Expanded from a previous and much smaller installation of the same name, originally
installed in The Closet at Shoebox Projects, Mindful Currents uses abstracted jellyfish sculptures hanging from automated pully mechanisms to transform
the entire gallery window into a giant replica of a jellyfish aquarium. Created by
combining 3D-printed forms with iridescent umbrellas, the jellyfish-like sculptures
will slowly move up and down as if floating in water. Hidden fans within the space
will gently sway the creatures’ tendrils, further adding to the sense that they are
drifting in liquid currents.

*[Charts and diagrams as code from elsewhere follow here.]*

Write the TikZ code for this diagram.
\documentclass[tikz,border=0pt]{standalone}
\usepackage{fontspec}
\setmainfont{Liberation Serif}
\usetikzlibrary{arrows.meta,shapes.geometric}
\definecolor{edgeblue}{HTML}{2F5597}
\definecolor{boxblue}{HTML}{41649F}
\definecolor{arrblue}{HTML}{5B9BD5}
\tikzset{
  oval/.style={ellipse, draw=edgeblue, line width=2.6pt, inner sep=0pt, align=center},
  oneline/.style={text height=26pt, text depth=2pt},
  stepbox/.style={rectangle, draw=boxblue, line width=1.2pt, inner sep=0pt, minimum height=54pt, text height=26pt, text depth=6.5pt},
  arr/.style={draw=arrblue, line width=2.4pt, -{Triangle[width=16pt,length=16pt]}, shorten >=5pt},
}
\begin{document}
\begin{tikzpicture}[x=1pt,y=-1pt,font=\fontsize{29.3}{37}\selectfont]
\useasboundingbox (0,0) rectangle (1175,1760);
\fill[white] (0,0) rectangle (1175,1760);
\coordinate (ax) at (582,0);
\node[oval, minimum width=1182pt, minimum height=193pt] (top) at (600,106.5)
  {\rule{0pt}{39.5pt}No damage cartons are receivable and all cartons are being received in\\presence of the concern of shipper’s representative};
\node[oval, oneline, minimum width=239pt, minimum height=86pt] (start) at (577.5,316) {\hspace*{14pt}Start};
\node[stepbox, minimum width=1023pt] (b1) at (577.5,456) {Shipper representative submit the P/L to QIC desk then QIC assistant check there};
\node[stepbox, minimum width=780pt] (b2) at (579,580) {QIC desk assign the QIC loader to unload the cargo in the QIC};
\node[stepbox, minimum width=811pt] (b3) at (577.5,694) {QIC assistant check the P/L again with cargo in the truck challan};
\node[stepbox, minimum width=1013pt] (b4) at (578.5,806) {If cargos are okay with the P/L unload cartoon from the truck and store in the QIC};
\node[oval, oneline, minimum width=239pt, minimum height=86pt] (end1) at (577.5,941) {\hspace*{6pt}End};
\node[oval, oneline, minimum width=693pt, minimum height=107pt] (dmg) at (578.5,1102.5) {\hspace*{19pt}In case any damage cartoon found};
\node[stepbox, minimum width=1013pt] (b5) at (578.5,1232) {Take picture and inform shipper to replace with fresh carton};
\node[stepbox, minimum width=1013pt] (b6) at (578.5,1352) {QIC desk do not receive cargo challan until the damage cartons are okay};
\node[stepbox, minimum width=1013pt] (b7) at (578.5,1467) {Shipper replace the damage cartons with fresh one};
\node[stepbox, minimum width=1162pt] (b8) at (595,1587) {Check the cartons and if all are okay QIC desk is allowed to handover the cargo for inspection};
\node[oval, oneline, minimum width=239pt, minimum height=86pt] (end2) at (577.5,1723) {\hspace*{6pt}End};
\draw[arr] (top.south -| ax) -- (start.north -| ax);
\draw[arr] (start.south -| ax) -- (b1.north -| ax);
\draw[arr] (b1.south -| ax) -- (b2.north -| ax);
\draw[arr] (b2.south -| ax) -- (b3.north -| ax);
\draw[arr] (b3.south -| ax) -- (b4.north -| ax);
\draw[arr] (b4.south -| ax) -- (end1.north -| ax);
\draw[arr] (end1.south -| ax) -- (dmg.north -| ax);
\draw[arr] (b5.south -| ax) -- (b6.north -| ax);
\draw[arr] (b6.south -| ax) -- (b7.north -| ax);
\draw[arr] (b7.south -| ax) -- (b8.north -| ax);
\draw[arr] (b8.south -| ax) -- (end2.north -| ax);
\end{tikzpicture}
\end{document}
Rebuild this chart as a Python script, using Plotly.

Electroluminescent wire, LED light strips, fiber optics,
as well as UV-reflective elements that glow in the black lights carefully installed
throughout the space complete the surreal and otherworldly effect. With the world
in so much turmoil, not to mention the stress of classes, the responsibilities of
familial obligations, and the strain of personal anxieties, Mindful Currents provides a brief moment of respite for Cerritos College’s weary students and visitors
alike; so sit back, relax, and get lost in its peaceful undulations.
Monica Rickler Marks is a multidisciplinary artist living and working in Los Angeles.
She earned her BA in Art from California State University, Northridge, and her MA
in Marital and Family Therapy at Loyola Marymount University with a specialization
in Clinical Art Therapy. Monica’s training and experience in the mental health field
influences her work, using her visual art practice to promote emotional growth and
healing. Her first solo exhibition, What We Hide: An Exploration of Hidden Disabilities
and Identity, was presented at Shoebox Projects in 2021. Monica’s work has been exhibited
in numerous group exhibitions, including at the Lancaster Museum of Art and History,
the Torrance Art Museum, and the Bristol Art Museum in Rhode Island.